For children curious about maths:

Below are a few of the YouTube channels I’ve used in the past to teach new concepts and as extension activities in class. If you’re looking to spark your child’s curiosity or take their understanding of maths to the next level, these channels are a great place to start. Maths is actually a really creative subject; once you are secure in the basics, the subject only gets more and more interesting as you find new ways of using the rules you’ve been taught.

 

Mathantics: https://www.youtube.com/user/mathantics

It’s very American and cheesy but it teaches the basics in a really clear fashion.
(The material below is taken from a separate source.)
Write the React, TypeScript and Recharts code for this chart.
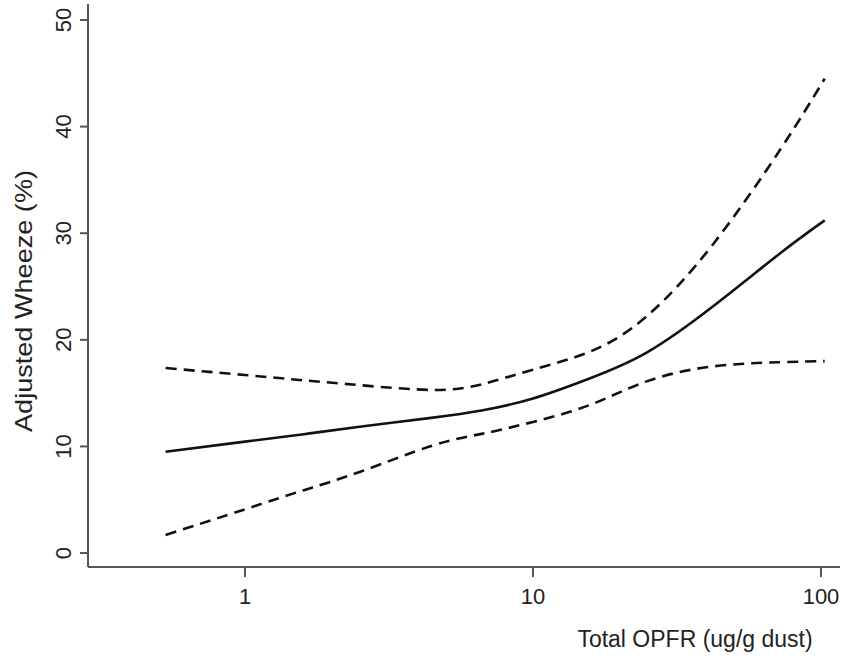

This is a great channel for any children (or parents) wanting a refresher on any of the previously covered topics in KS2. It’s also going to be a fantastic resource for covering many of the topics we may not get a chance to cover this year at school, such as: angles, shape and data/statistics.

I’ll probably link a few useful videos when more work is set.

 

Stand Up Maths: https://www.youtube.com/user/standupmaths

Run by the amazing Matt Parker, Stand up maths is a fantastic channel that explores interesting maths concepts. Most of the content is accessible for children about to enter KS3 and it is explained in a really easy to understand manner. One of his websites – http://think-maths.co.uk/downloads – also contains loads of great extension resources for KS2, which usually link to a video. They are a great problem solving resource that challenges your child to look at maths from a more open perspective. I normally use a lot of the resources here in term 5/6.

 

Numberphile: https://www.youtube.com/user/numberphile

With a wide variety of hosts – including Matt Parker and Dr Hannah Fry – Numberphile is a channel that presents a diverse range of subjects in an easy to access format: weird numbers with fascinating properties; named numbers that have odd stories behind them; impossible puzzles and much more. This channel doesn’t provide many tutorials. However, it’s great for sparking curiosity about maths.